In order to achieve reuse we want to be able to use abstraction
(parametrization), and therefore define abstract interfaces, semantics,
implementations.  In particular we may want to do abstraction over
control and data, but for the time being we will not consider the two
seaprate issues in detail.

Once we are able to support abstractions, we also want some algebra for
abstractions, so we can mix and match them, e.g. we want to have an
algebra for abstractions over control and data, so that we can do
multilevel abstractions and achieve even greater reuse.

For example, procedures are a way to abstract control, and structs are
another way to abstract data.

A procedure *definition* is reuse of implementation; every time we call
a procedure its code is abstracted with respect to the actual data it
has to operate upon.


		OVERLOADING

Now, let's consider the problem of reusing a procedure interface; one
way to reuse is to make its *declaration* parametric with respect to not
just the values of the data it operates upon but also their types.

This is called overloading. The most common overloading is static; the
programmer defines a series of procedure interfaces which differ in the
type of one or more arguments, and the right interface will be
automatically chosen by the implementation (and the right implementation
associated to that interface) based on the type of the arguments.

Dynamic overloading is where the type of the arguments is not known
until the procedure is invoked, but it is essentially similar.


		GENERICITY

A different thing is genericity -- in it the implementation of a procedure
is parametric with respect to the type of its arguments. For a procedure
to be generic its interface must be overloaded on some type, and all the
operations used in the procedure implementation must also be overloaded
on the same type. In this way the implementation is parametric on that
type as well.

Dynamic genericity (also called unrestrained polymorphism) is where the
interface of a procedure does not depend on the type of its arguments,
and all the operations used in the procedure implementation are also
dynamically generic.

So so far we have overloading, which is a property of a procedure
interface, and genericity, which is property of a procedure
implementation. We also have static and dynamic versions of each,
depending on whether the parameter over which we abstract is a compile
time constant or not.

	We will not discuss genericity much in the rest of this
	treatise, as our main interest will be overloading, but
	usually the same arguments apply similarly to both.

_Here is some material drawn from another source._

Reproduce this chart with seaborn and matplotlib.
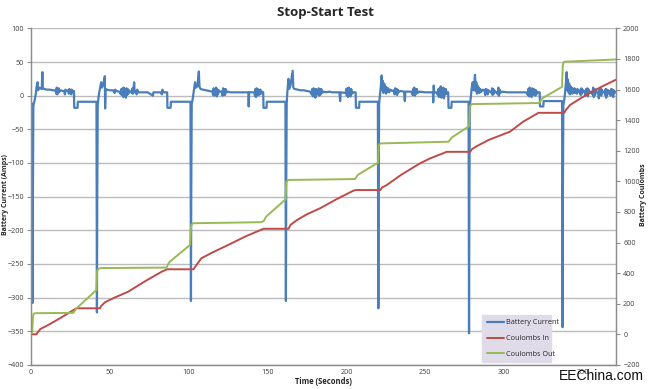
import pandas as pd
import seaborn as sns
import matplotlib.pyplot as plt

# battery current (time s, amps), one list per stop-start cycle
cycle1 = [(0, -10), (0.6, -12), (0.9, -60), (1.0, -308), (1.2, -150), (1.5, -15), (2.2, -8), (3.0, 2), (3.5, 13),
          (4.2, 20), (4.5, 8), (5.2, 12), (6.0, 11), (6.8, 10), (7.2, 35), (7.5, 11), (8.5, 10), (10, 9), (12, 9),
          (14, 8), (15.5, 8), (16, 3), (16.3, 12), (16.6, 2), (17, 10), (17.3, 4), (17.6, 11), (18, 6), (19, 8),
          (20, 7), (21, 7), (21.5, 2), (21.8, 9), (22.5, 7), (23.5, 8), (24, 3), (24.3, 10), (25, 7), (25.5, 2),
          (25.8, 9), (26.5, 6), (27.2, 7), (27.4, -18), (29.5, -18), (29.7, -9), (41.5, -9)]
cycle2 = [(41.8, -322), (42.0, -150), (42.3, -15), (42.8, -2), (43.5, 8), (44.5, 20), (45, 12), (46, 18),
          (46.8, 29), (47.0, -19), (47.3, 10), (48, 9), (50, 8), (52, 8), (53, 4), (53.3, 9), (54, 7), (56, 6),
          (57, 2), (57.3, 10), (57.7, 1), (58.1, 11), (58.5, -2), (58.9, 12), (59.3, 0), (59.7, 9), (60.1, -3),
          (60.5, 11), (60.9, 1), (61.3, 10), (61.7, 3), (62.1, 8), (63, 6), (64, 4), (64.3, 11), (64.6, 3),
          (65.4, 20), (65.7, 5), (66.5, 6), (67, 2), (67.3, 9), (68, 5), (70, 5), (72, 5), (74, 5), (77.3, 0),
          (77.6, 5), (80, 5), (82, 5), (83, 2), (83.3, 9), (84, 5), (86.3, 5), (86.5, -18), (88.5, -18),
          (88.7, -9), (101.1, -9)]
cycle3 = [(101.4, -305), (101.6, -140), (101.9, -12), (102.5, -5), (103.3, 8), (104, 20), (104.5, 12),
          (105.5, 14), (106.4, 36), (106.8, 13), (107.5, 10), (109, 9), (111, 8), (113, 7), (115, 6), (115.4, 1),
          (115.8, 11), (116.2, 0), (116.6, 10), (117, 3), (117.4, 12), (117.8, -1), (118.2, 9), (118.6, 2),
          (119, 8), (120, 6), (121, 6), (121.4, 0), (121.8, 11), (122.2, 2), (122.6, 9), (123, 1), (123.4, 10),
          (124, 5), (125, 6), (126, 5), (130, 5), (134, 5), (137.8, 5), (138, -16), (138.3, 5), (141.5, 5),
          (142, 0), (142.3, 10), (142.6, -2), (143, 11), (143.4, 0), (143.8, 10), (144.2, 1), (144.6, 8), (145, 2),
          (145.4, 9), (145.8, 3), (146.5, 6), (147.2, 5), (147.4, -18), (149.3, -18), (149.5, -9), (161.3, -9)]
cycle4 = [(161.6, -305), (161.8, -140), (162.1, -12), (162.5, 5), (163.2, 25), (163.6, 10), (164.5, 15),
          (165.9, 37), (166.3, 12), (167, 10), (169, 9), (171, 8), (173, 8), (175, 7), (177, 6), (178, 2),
          (178.3, 10), (178.7, -1), (179.1, 11), (179.5, 0), (179.9, 9), (180.3, -3), (180.7, 10), (181.1, 1),
          (181.5, 8), (182, 4), (182.4, 11), (182.8, 0), (183.2, 9), (183.6, 2), (184, 10), (184.5, 4), (185.5, 6),
          (187, 5), (189, 6), (191, 5), (195.5, 5), (196, -8), (196.3, 5), (199.5, 4), (199.8, 10), (200.2, 0),
          (200.6, 11), (201, -2), (201.4, 12), (201.8, 1), (202.2, 9), (202.6, -1), (203, 10), (203.5, 3),
          (204.5, 5), (205.8, 5), (206, -18), (208, -18), (208.2, -9), (219.9, -9)]
cycle5 = [(220.2, -316), (220.4, -140), (220.7, -12), (221.2, 0), (221.8, 15), (222.3, 30), (222.7, 8),
          (223.1, 22), (223.5, 4), (223.9, 18), (224.3, 6), (224.7, 14), (225.1, 3), (225.5, 12), (226, 6),
          (226.5, 11), (227, 5), (228, 9), (229, 7), (230, 8), (230.5, 2), (230.9, 11), (231.3, 3), (231.7, 10),
          (232.1, 1), (232.5, 9), (233, 5), (234, 7), (236.5, 6), (237, -8), (237.3, 6), (241, 6), (242, 1),
          (242.3, 10), (242.6, 2), (243, 12), (243.4, 0), (243.8, 9), (244.2, 3), (244.6, 10), (245, 4), (246, 6),
          (250, 5), (254.8, 5), (255, -10), (255.3, 15), (255.6, 5), (257, 5), (258, 1), (258.3, 10), (258.6, -2),
          (259, 11), (259.4, 0), (259.8, 14), (260.2, -3), (260.6, 10), (261, 1), (261.4, 12), (261.8, -4),
          (262.2, 9), (262.6, 2), (263, 10), (263.5, 3), (264.5, 5), (264.7, -18), (266.5, -18), (266.7, -9),
          (277.4, -9)]
cycle6 = [(277.7, -353), (277.9, -160), (278.2, -15), (278.8, -3), (279.3, 10), (280, 20), (280.6, 8),
          (281.5, 31), (281.9, 7), (282.3, 20), (282.7, 3), (283.1, 15), (283.5, 5), (283.9, 12), (284.3, 4),
          (284.8, 10), (285.5, 6), (286.5, 9), (287.5, 7), (288, 1), (288.3, 10), (288.7, 3), (289.1, 9),
          (289.5, 2), (290, 8), (291, 6), (292, 4), (292.3, 11), (292.7, 1), (293.1, 10), (293.5, 3), (294, 7),
          (295, 5), (296, 2), (296.3, 12), (296.7, 0), (297.1, 9), (297.5, 4), (298.5, 6), (302, 5), (308, 5),
          (314, 5), (315, 1), (315.3, 10), (315.7, -1), (316.1, 12), (316.5, 0), (316.9, 9), (317.3, -2),
          (317.7, 11), (318.1, 1), (318.5, 10), (319, 2), (319.4, 9), (319.8, 0), (320.2, 8), (320.8, 3),
          (321.5, 5), (322.5, 5), (322.7, -16), (324.8, -16), (325, -8), (336.7, -8)]
cycle7 = [(337, -344), (337.2, -150), (337.5, -14), (338, -8), (338.6, 5), (339.1, 18), (339.6, 35), (340, 8),
          (340.4, 24), (340.8, 5), (341.2, 18), (341.6, 2), (342, 14), (342.4, 4), (342.8, 12), (343.2, 3),
          (343.6, 10), (344, 5), (344.5, 11), (345, 4), (345.5, 9), (346, 3), (346.5, 10), (347, 5), (348, 8),
          (348.5, 1), (348.9, 11), (349.3, 3), (349.7, 9), (350.2, 6), (351, 7), (351.5, 0), (351.9, 10),
          (352.3, 2), (352.7, 11), (353.1, -1), (353.5, 9), (354, 4), (355, 6), (356, 2), (356.4, 12), (356.8, -2),
          (357.2, 10), (357.6, 1), (358, 9), (358.5, 5), (359.5, 6), (360, -4), (360.3, 10), (360.7, 2),
          (361.1, 11), (361.5, 0), (361.9, 9), (362.5, 5), (363.5, 6), (364, 1), (364.3, 10), (364.7, -3),
          (365.1, 9), (365.5, 2), (366, 8), (367, 5), (367.5, 0), (367.9, 10), (368.3, 2), (368.7, 9), (369.1, -2),
          (369.5, 8), (370, 4), (371, 6)]

# coulombs (time s, coulombs) - right axis
coulombs_in = [(0, 0), (3.5, 0), (4, 10), (6, 35), (11, 61), (19.4, 111), (27.9, 165), (29, 170), (43.7, 170),
               (44.5, 185), (47, 210), (53, 240), (61.7, 279), (72, 345), (82.8, 409), (86.3, 425), (103, 425),
               (104, 440), (108, 497), (115, 535), (125, 584), (136, 640), (147.4, 690), (163.3, 690),
               (164.5, 715), (168.6, 747), (175, 785), (183.3, 824), (194, 885), (204.4, 939), (206, 943),
               (221.5, 943), (222.5, 960), (225.4, 975), (235, 1045), (246.7, 1118), (253, 1150), (263.6, 1193),
               (278.4, 1193), (279.5, 1210), (282.6, 1230), (290, 1270), (303.7, 1325), (312, 1390),
               (321.7, 1448), (338, 1448), (339, 1465), (341.8, 1500), (348, 1540), (355.6, 1586), (362, 1620),
               (369.3, 1657), (371, 1665)]
coulombs_out = [(0, 0), (0.8, 20), (1.2, 110), (1.6, 135), (3, 138), (15, 139), (26.8, 140), (28.9, 170),
                (41.5, 290), (41.9, 415), (42.8, 430), (45, 433), (86, 436), (87, 460), (88, 475), (100.8, 584),
                (101.5, 710), (102.5, 726), (146, 733), (147.5, 740), (149, 769), (161.4, 882), (161.8, 995),
                (163, 1009), (205.5, 1015), (207, 1040), (208.7, 1052), (220.0, 1122), (220.4, 1235),
                (221.5, 1248), (264.7, 1259), (266.8, 1287), (277.8, 1361), (278.2, 1490), (279.5, 1505),
                (322.3, 1512), (324, 1542), (336.7, 1618), (337.1, 1760), (338, 1782), (371, 1797)]

x_ticks = list(range(0, 351, 50))
left_ticks = list(range(-400, 101, 50))
right_ticks = list(range(-200, 2001, 200))

current = pd.DataFrame(cycle1 + cycle2 + cycle3 + cycle4 + cycle5 + cycle6 + cycle7, columns=['Time', 'Amps'])
c_in = pd.DataFrame(coulombs_in, columns=['Time', 'Coulombs'])
c_out = pd.DataFrame(coulombs_out, columns=['Time', 'Coulombs'])

sns.set_style('white')
plt.rcParams['font.family'] = ['Open Sans', 'DejaVu Sans']

blue, red, green = '#4a7ebb', '#be4b48', '#98b954'
grid_c, spine_c, text_c = '#bcbcbc', '#8c8c8c', '#404040'

fig = plt.figure(figsize=(6.5, 3.89), dpi=100)
ax = fig.add_axes([0.0477, 0.062, 0.9003, 0.865])
ax2 = ax.twinx()

sns.lineplot(data=current, x='Time', y='Amps', ax=ax, color=blue, lw=1.6, sort=False, label='Battery Current',
             legend=False)
sns.lineplot(data=c_in, x='Time', y='Coulombs', ax=ax2, color=red, lw=1.4, sort=False, label='Coulombs In',
             legend=False)
sns.lineplot(data=c_out, x='Time', y='Coulombs', ax=ax2, color=green, lw=1.4, sort=False, label='Coulombs Out',
             legend=False)

ax.set_xlim(0, 371)
ax.set_ylim(-400, 100)
ax2.set_ylim(-200, 2000)
ax.set_xticks(x_ticks)
ax.set_yticks(left_ticks)
ax2.set_yticks(right_ticks)
ax.yaxis.grid(True, color=grid_c, lw=1)
ax.set_axisbelow(True)

for a in (ax, ax2):
    for s in a.spines.values():
        s.set_color(spine_c)
        s.set_linewidth(0.9)
    a.spines['top'].set_visible(False)
    a.tick_params(labelsize=5.2, colors=text_c, length=3, width=0.8, color=spine_c, pad=2)
ax.tick_params(axis='x', length=0, pad=3)

ax.set_xlabel('Time (Seconds)', fontsize=5.5, fontweight='bold', labelpad=1)
ax.set_ylabel('')
ax2.set_ylabel('')
fig.text(0.008, 0.5, 'Battery Current (Amps)', fontsize=5.0, fontweight='bold', rotation=90,
         ha='center', va='center')
fig.text(0.99, 0.5, 'Battery Coulombs', fontsize=5.0, fontweight='bold', rotation=90,
         ha='center', va='center')
fig.suptitle('Stop-Start Test', fontsize=9.5, fontweight='bold', y=0.985, x=0.5)

h1, l1 = ax.get_legend_handles_labels()
h2, l2 = ax2.get_legend_handles_labels()
leg = ax2.legend(h1 + h2, l1 + l2, loc='lower left', bbox_to_anchor=(0.771, 0.008, 0.118, 0.14),
                 mode='expand', fontsize=5.2, frameon=True, fancybox=False, handlelength=2.4, handletextpad=0.3,
                 borderaxespad=0, labelspacing=1.2, borderpad=0.6)
leg.get_frame().set_facecolor('#dfdbe8')
leg.get_frame().set_edgecolor('#dfdbe8')
leg.get_frame().set_alpha(1)

fig.text(0.99, 0.015, 'EEChina.com', fontsize=10, ha='right', va='bottom', color='#111111',
         family=['Liberation Sans', 'DejaVu Sans'])

fig.savefig('out.png', dpi=100)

		OPEN AND CLOSED ABSTRACTION

We have another conceptual category to discuss before turning to
examples, and it is whether the abstraction device we use is open or
close ended. Abstraction is open ended where we cannot limit to a finite
set the possible values over which we abstract, and is close ended where
it is known the possible finite set of values over which abstraction may
be instantiated.

For example, static overloading is, in the context of a program, close
ended, in that by looking at all the source modules of a program where a
statically overaloded interface is used it is possible to determine the
full set of types over which a procedure interface is abstracted.

The same is true of dynamic overloading but again if and only if the
full source of a program, whether or not there is a use of a dynamically
overloaded procedure interface, is available.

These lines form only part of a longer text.